Personally, I have tried to detach myself from the burden I believe texting can be. I first got my own phone once I had finished 10th grade. Until that point, all my communication happened trough my parents’ phones, the home phone, and even email. It was a simpler time. If I wanted to communicate with my friends about something pertinent I would call their phones (I still remember a lot of their phone numbers) and group project communication was a mix of Gmail and hangouts. When I finally did get a phone I primarily depended on home Wi-Fi for my texting needs and that is when the anxiety began.

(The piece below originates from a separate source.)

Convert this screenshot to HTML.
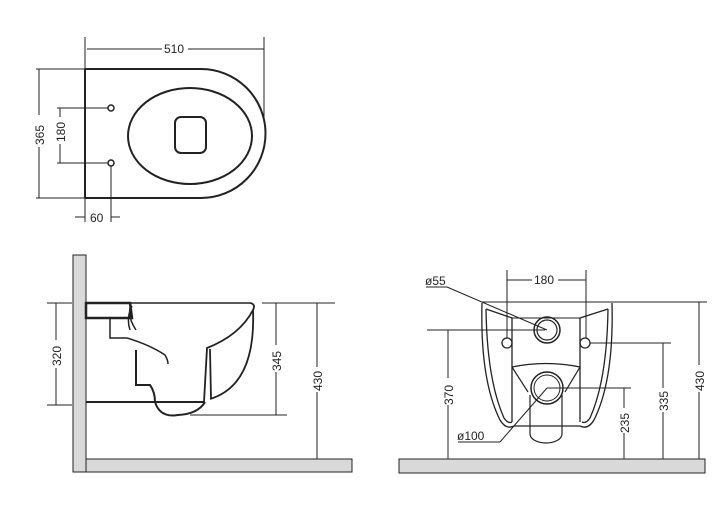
<!DOCTYPE html>
<html><head><meta charset="utf-8"><style>
html,body{margin:0;padding:0;background:#fff;width:725px;height:522px;overflow:hidden}
svg{display:block}
text{font-family:"Liberation Sans",sans-serif;font-size:12px;fill:#222}
</style></head><body>
<svg width="725" height="522" viewBox="0 0 725 522" xmlns="http://www.w3.org/2000/svg">
<g stroke="#222" fill="none" stroke-width="1">
<!-- TOP VIEW -->
<line x1="85" y1="37" x2="85" y2="222"/>
<line x1="264" y1="37" x2="264" y2="122"/>
<line x1="87" y1="49" x2="162" y2="49"/><line x1="188" y1="49" x2="264" y2="49"/>
<path d="M85 69 H201 A64.5 64.5 0 0 1 201 198 H85" stroke-width="2"/>
<line x1="85" y1="69" x2="85" y2="198" stroke-width="2"/>
<ellipse cx="190" cy="136" rx="62" ry="48" stroke-width="2"/>
<rect x="175" y="117" width="31" height="36" rx="6" stroke-width="2"/>
<circle cx="111" cy="108" r="3" stroke-width="1.5"/>
<circle cx="111" cy="163" r="3" stroke-width="1.5"/>
<line x1="36" y1="69" x2="85" y2="69"/><line x1="36" y1="198" x2="85" y2="198"/>
<line x1="39" y1="69" x2="39" y2="115"/><line x1="39" y1="147" x2="39" y2="198"/>
<line x1="57" y1="108" x2="108" y2="108"/><line x1="57" y1="163" x2="108" y2="163"/>
<line x1="60" y1="108" x2="60" y2="117"/><line x1="60" y1="144" x2="60" y2="163"/>
<line x1="111" y1="166" x2="111" y2="222"/>
<line x1="75" y1="217" x2="85" y2="217"/><line x1="111" y1="217" x2="120" y2="217"/>
</g>
<text x="164" y="53">510</text>
<text transform="translate(44,145) rotate(-90)">365</text>
<text transform="translate(65,142) rotate(-90)">180</text>
<text x="90" y="222">60</text>

<!-- SIDE VIEW -->
<g stroke="#222" fill="none" stroke-width="1">
<rect x="73" y="255" width="13" height="217" fill="#d9d9d9"/>
<rect x="86" y="459" width="266" height="13" fill="#d9d9d9"/>
<line x1="86" y1="303" x2="250" y2="303" stroke-width="1.5"/>
<path d="M86 303 H130 L132 318 H86 Z" stroke-width="2.5"/>
<path d="M130 308 Q128 318 136 330 M132 306 Q126 318 130 330" stroke-width="1.5"/>
<path d="M110 318 V338 H127 M127 338 Q150 345 165 355 Q168 360 168 364" stroke-width="1.5"/>
<path d="M136 350 V385 H150 Q155 392 155 402 Q160 418 178 415 Q198 414 205 402" stroke-width="2"/>
<line x1="86" y1="402" x2="205" y2="402" stroke-width="2"/>
<path d="M250 303 Q256 304 253 310 Q240 335 207 348 L204 402 M210 349 L211 399 M253 310 Q256 385 210 399" stroke-width="1.8"/>
<line x1="47" y1="303" x2="72" y2="303"/><line x1="47" y1="405" x2="72" y2="405"/>
<line x1="56" y1="303" x2="56" y2="340"/><line x1="56" y1="368" x2="56" y2="405"/>
<line x1="262" y1="303" x2="335" y2="303"/>
<line x1="190" y1="415" x2="287" y2="415"/>
<line x1="276" y1="303" x2="276" y2="345"/><line x1="276" y1="372" x2="276" y2="415"/>
<line x1="317" y1="303" x2="317" y2="367"/><line x1="317" y1="392" x2="317" y2="459"/>
</g>
<text transform="translate(61,366) rotate(-90)">320</text>
<text transform="translate(281,371) rotate(-90)">345</text>
<text transform="translate(322,391) rotate(-90)">430</text>

<!-- FRONT VIEW -->
<g stroke="#222" fill="none" stroke-width="1">
<rect x="399" y="459" width="306" height="14" fill="#d9d9d9"/>
<line x1="482" y1="302" x2="707" y2="302"/>
<line x1="507" y1="270" x2="507" y2="338"/><line x1="586" y1="270" x2="586" y2="338"/>
<line x1="507" y1="280" x2="532" y2="280"/><line x1="558" y1="280" x2="586" y2="280"/>
<path d="M482 303 Q480 380 500 420 Q506 430 514 426 L580 426 Q588 430 594 420 Q614 380 612 303" stroke-width="1.3"/>
<path d="M486 309 Q487 380 504 418 Q508 424 512 422 M608 309 Q607 380 590 418 Q586 424 582 422 M486 309 L512 318 V422 M608 309 L580 318 V422" stroke-width="1.3"/>
<line x1="512" y1="318" x2="580" y2="318"/>
<path d="M512 367 Q546 360 580 367 L565 392 M512 367 L528 392" stroke-width="1.2"/>
<path d="M530 395 V434 A16 9 0 0 0 562 434 V395" stroke-width="1.2"/>
<circle cx="547" cy="330" r="13" stroke-width="1.5"/><circle cx="547" cy="330" r="10" stroke-width="1.2"/>
<circle cx="547" cy="388" r="16" stroke-width="1.5"/><circle cx="547" cy="388" r="13" stroke-width="1"/>
<circle cx="507" cy="343" r="5" stroke-width="1.3"/><circle cx="585" cy="343" r="5" stroke-width="1.3"/>
<line x1="426" y1="287" x2="447" y2="287"/><line x1="447" y1="287" x2="547" y2="330"/>
<line x1="458" y1="442" x2="500" y2="442"/><line x1="500" y1="442" x2="547" y2="388"/>
<line x1="427" y1="330" x2="545" y2="330"/>
<line x1="448" y1="330" x2="448" y2="378"/><line x1="448" y1="405" x2="448" y2="459"/>
<line x1="590" y1="343" x2="671" y2="343"/>
<line x1="663" y1="343" x2="663" y2="388"/><line x1="663" y1="412" x2="663" y2="459"/>
<line x1="547" y1="388" x2="631" y2="388"/>
<line x1="624" y1="388" x2="624" y2="408"/><line x1="624" y1="433" x2="624" y2="459"/>
<line x1="699" y1="302" x2="699" y2="365"/><line x1="699" y1="392" x2="699" y2="459"/>
</g>
<text x="534" y="284">180</text>
<text x="425" y="285">ø55</text>
<text x="457" y="440">ø100</text>
<text transform="translate(453,405) rotate(-90)">370</text>
<text transform="translate(668,411) rotate(-90)">335</text>
<text transform="translate(629,433) rotate(-90)">235</text>
<text transform="translate(704,391) rotate(-90)">430</text>
</svg>
</body></html>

Everyone around me at that point seemed to be having so many conversations over text messages, during school hours and outside. As an outsider to that world, I seemed to not have as many people to talk to or enough things to talk about. The whole ‘texting-all-the-time’ made people seem more important than I was, so I kept trying to reach out to people and create conversations that evidently were not completely organic. I wanted to see notifications constantly and I wanted to be the one people were texting. It was a kind of validation that was in numbers and not based in people or their personality.



Fortunately for me, I was never the person who waited to respond to texts and as I began to become more comfortable with myself my texting abilities, my texting anxiety also diminished. I realized that what I had with some of my oldest friends, were deep bonds that kept us close even if we spoke once every 3-6 months. Those chats meant much more than everyday meaningless texts, but I realized I can appreciate both equally. But, writing about this now also brought me to another realization. Alongside being more comfortable in texting when I wanted to, that, unfortunately, led me to not responding to others on time. It was a negative result of my own screen time distribution, and not the fact that I did not want to have conversations with these wonderful people. I now worry that I may be the one creating social texting anxiety for someone else.



Anxiety feeds off of the fact that the modes of gratification have changed in the digital age. Anxiety is left hungry and angry when it is not fed (much like me) and when I was in high-school I was looking for that gratification and my anxiety was left constantly unfed. However, over time texting gratification was not what was feeding my anxiety to keep it quiet. That came more from within and the IRL relationships I had fostered. Thus, the texts were not something that stayed constantly on my mind. Looking forward I hope to bring this to other areas of my life as well. I want to be able to put in more unadulterated effort in my work regardless of the public recognition it is going to receive and more. I look to take this confidence into my emails, making sure that effort is seen from my end and not constantly waiting for responses. Most of all, however, I want to put this view into my current job applications and recognize that they are causing my anxiety, and that giving them my everything, is all that is in my control. So there is still a long way to go.


I have not necessarily found the perfect balance, but I have brought myself to find a place where I can choose to only stress about texts that really are a big deal; job decisions, deals, the big stuff. What I do want to work on though, is that if I really do want to talk to someone I should call them. I want to simplify the relationships I have and give them my all. Especially since I can’t see any of these people I truly love, in person. The forced distance of the COVID-19 era has really made the heart grown fonder.